Iraq sovereignty: A given or handover
By Abdul Karim Al-Hubaishi
For Yemen Times

With only weeks to go to the decisive day of the handover of sovereignty to the Iraqis after a gruesome year of occupation in which as much Iraqi blood as oil was pumped, uncertainty overshadows how the new US-favored Prime Minister and his government will fare in the prevailing chaos.
Hopes of full sovereignty have already been shattered weeks before the day by Colin Powel, when he made it clear that the would be new sovereign regime of Iraq will accept US forces, and will not have a say in their movement on the Iraqi soil. It is rather the Iraqi's being asked to give up sovereignty that to hand it over.
Latterly, the neocon – run Bush administration, the masterminds of the war on Iraq, appear to have withdrawn from the limelight.

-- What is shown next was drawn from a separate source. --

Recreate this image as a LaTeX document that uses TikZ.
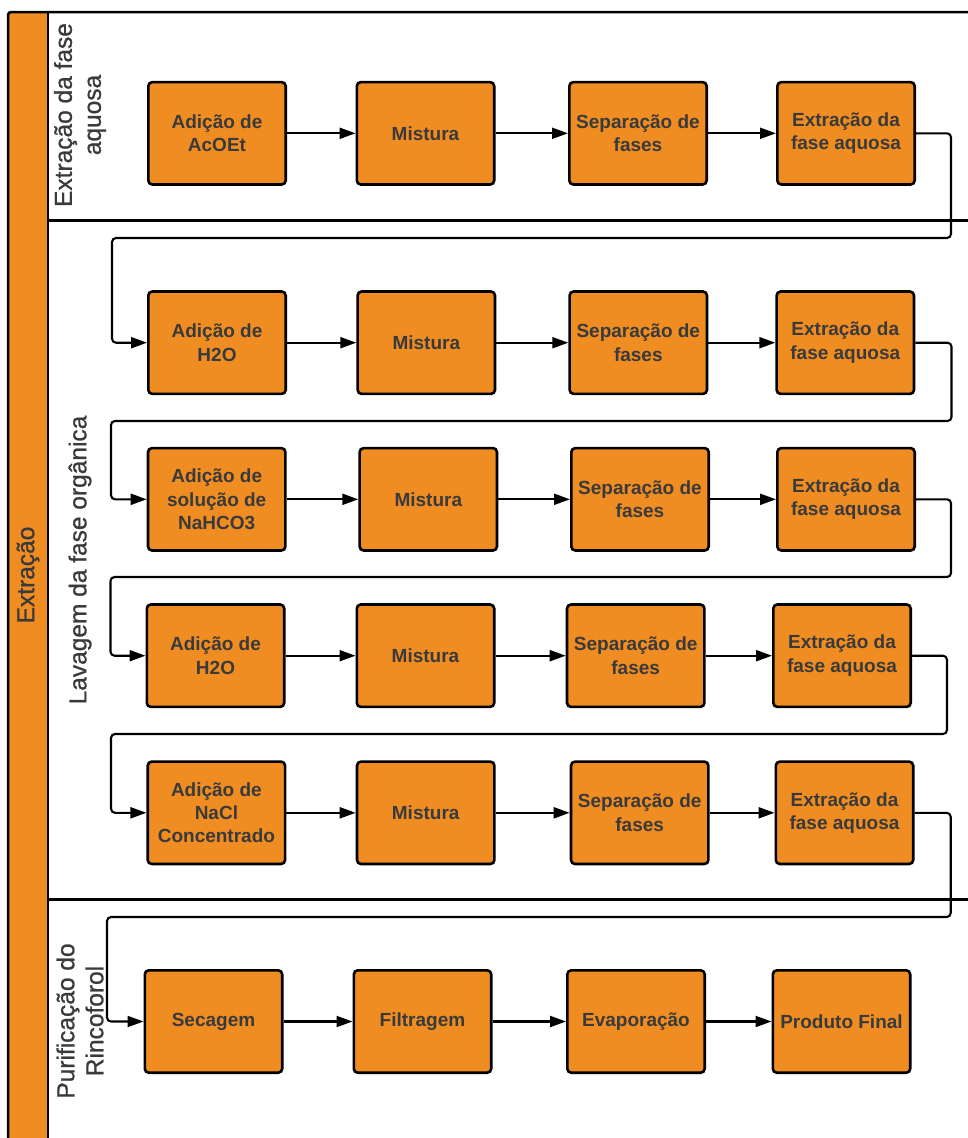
\documentclass[tikz,border=0pt]{standalone}
\usepackage{fontspec}
\setmainfont{Liberation Sans}
\newfontfamily\lanefont[FakeBold=0.9]{Liberation Sans}
\usetikzlibrary{arrows.meta}
\definecolor{og}{HTML}{EF8C22}
\definecolor{tx}{HTML}{3A3A3A}
\begin{document}
\begin{tikzpicture}[x=1pt,y=-1pt,
  stepbox/.style={draw=black, line width=2.6pt, fill=og, rounded corners=4pt, minimum width=137.4pt, minimum height=102.4pt, align=center, text=tx, font=\bfseries\fontsize{19}{23.3}\selectfont, inner sep=0pt},
  arr/.style={draw=black, line width=2.1pt, -{Triangle[length=16pt,width=11pt]}},
  loopline/.style={arr, rounded corners=4pt},
  lane/.style={rotate=90, align=center, text=tx, font=\lanefont\fontsize{24.5}{29}\selectfont, inner sep=0pt},
  frame/.style={draw=black, line width=2.5pt}]
\useasboundingbox (0,0) rectangle (968,1138);
\clip (0,0) rectangle (968,1138);
% frame
\fill[og, rounded corners=3pt] (8,1150) -- (8,12) -- (48,12) -- (48,1150) -- cycle;
\draw[frame, rounded corners=3pt] (8,1150) -- (8,12) -- (975,12);
\draw[frame] (48,12) -- (48,1150);
\draw[frame] (48,220.5) -- (975,220.5);
\draw[frame] (48,899.5) -- (975,899.5);
% labels
\node[lane] (L0) at (28,575) {Extração};
\node[lane] (L1) at (80,115) {Extração da fase\\aquosa};
\node[lane] (L2) at (80,560) {Lavagem da fase orgânica};
\node[lane] (L3) at (80,1021) {Purificação do\\Rincoforol};
% row 1
\node[stepbox] (a1) at (217,133.3) {Adição de\\AcOEt};
\node[stepbox] (a2) at (425.5,133.3) {Mistura};
\node[stepbox] (a3) at (638,133.3) {Separação de\\fases};
\node[stepbox] (a4) at (846,133.3) {Extração da\\fase aquosa};
% row 2
\node[stepbox] (b1) at (217,342.7) {Adição de\\H2O};
\node[stepbox] (b2) at (426.3,342.7) {Mistura};
\node[stepbox] (b3) at (638.3,342.7) {Separação de\\fases};
\node[stepbox] (b4) at (845.3,342.7) {Extração da\\fase aquosa};
% row 3
\node[stepbox] (c1) at (216.7,499.3) {Adição de\\solução de\\NaHCO3};
\node[stepbox] (c2) at (428.3,499.3) {Mistura};
\node[stepbox] (c3) at (640,499.3) {Separação de\\fases};
\node[stepbox] (c4) at (846,499.3) {Extração da\\fase aquosa};
% row 4
\node[stepbox] (d1) at (215.5,655.7) {Adição de\\H2O};
\node[stepbox] (d2) at (425.5,655.7) {Mistura};
\node[stepbox] (d3) at (635.7,655.7) {Separação de\\fases};
\node[stepbox] (d4) at (842,655.7) {Extração da\\fase aquosa};
% row 5
\node[stepbox] (e1) at (216.4,812.8) {Adição de\\NaCl\\Concentrado};
\node[stepbox] (e2) at (425.7,812.8) {Mistura};
\node[stepbox] (e3) at (639.7,812.8) {Separação de\\fases};
\node[stepbox] (e4) at (844.5,812.8) {Extração da\\fase aquosa};
% row 6
\node[stepbox] (f1) at (213.5,1021.5) {Secagem};
\node[stepbox] (f2) at (422.5,1021.5) {Filtragem};
\node[stepbox] (f3) at (636,1021.5) {Evaporação};
\node[stepbox] (f4) at (841.5,1021.5) {Produto Final};
% straight arrows
\foreach \r in {a,b,c,d,e,f}{
  \draw[arr] (\r1) -- (\r2);
  \draw[arr] (\r2) -- (\r3);
  \draw[arr] (\r3) -- (\r4);
}
% loops
\coordinate (k1) at (951,238);   \coordinate (j1) at (112,238);
\coordinate (k2) at (951.5,421); \coordinate (j2) at (111,421);
\coordinate (k3) at (951,577);   \coordinate (j3) at (110.5,577);
\coordinate (k4) at (947,734);   \coordinate (j4) at (111,734);
\coordinate (k5) at (950.7,917); \coordinate (j5) at (107,917);
\draw[loopline] (a4.east) -| (k1) -- (j1) |- (b1.west);
\draw[loopline] (b4.east) -| (k2) -- (j2) |- (c1.west);
\draw[loopline] (c4.east) -| (k3) -- (j3) |- (d1.west);
\draw[loopline] (d4.east) -| (k4) -- (j4) |- (e1.west);
\draw[loopline] (e4.east) -| (k5) -- (j5) |- (f1.west);
\end{tikzpicture}
\end{document}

We don't see Richard Pearl, Wolfowitz, Rumsfeld and Cheney on shows like the press conferences they used to conduct. It looks they shifted from their strategy of preemptive strikes to preemptive diplomacy. Paul Bremer struck his preemptive diplomacy and managed to outmaneuver the UN envoy Lakhdar Brahimi and some of the Iraqi administrative council members who had different views in the formation of the new regime. Bremer is said to have exercised dictatorial power, imposing and threatening as one council member described (in a manner harsher than the former dictator Saddam Hussein). Colin Powell's statement was itself a preemptive diplomatic message to the Iraqis and the international community that there is no full sovereignty handover. Then comes George Tenet, the CLA Director, tendering his preemptive resignation ahead of an upcoming Senate committee of inquiry report accusing him of presiding over a gross national intelligence failure. This was followed by Bush's preemptive tour to Europe to mend ties with the French and Germans, old Rumsfeld's old Europe, to say “excuse us”. The whole campaign is to get a UN resolution that legitimizes the illegitimate coexistence of sovereignty and occupation which they, at the end of the day, will get under the current suspended state of international law.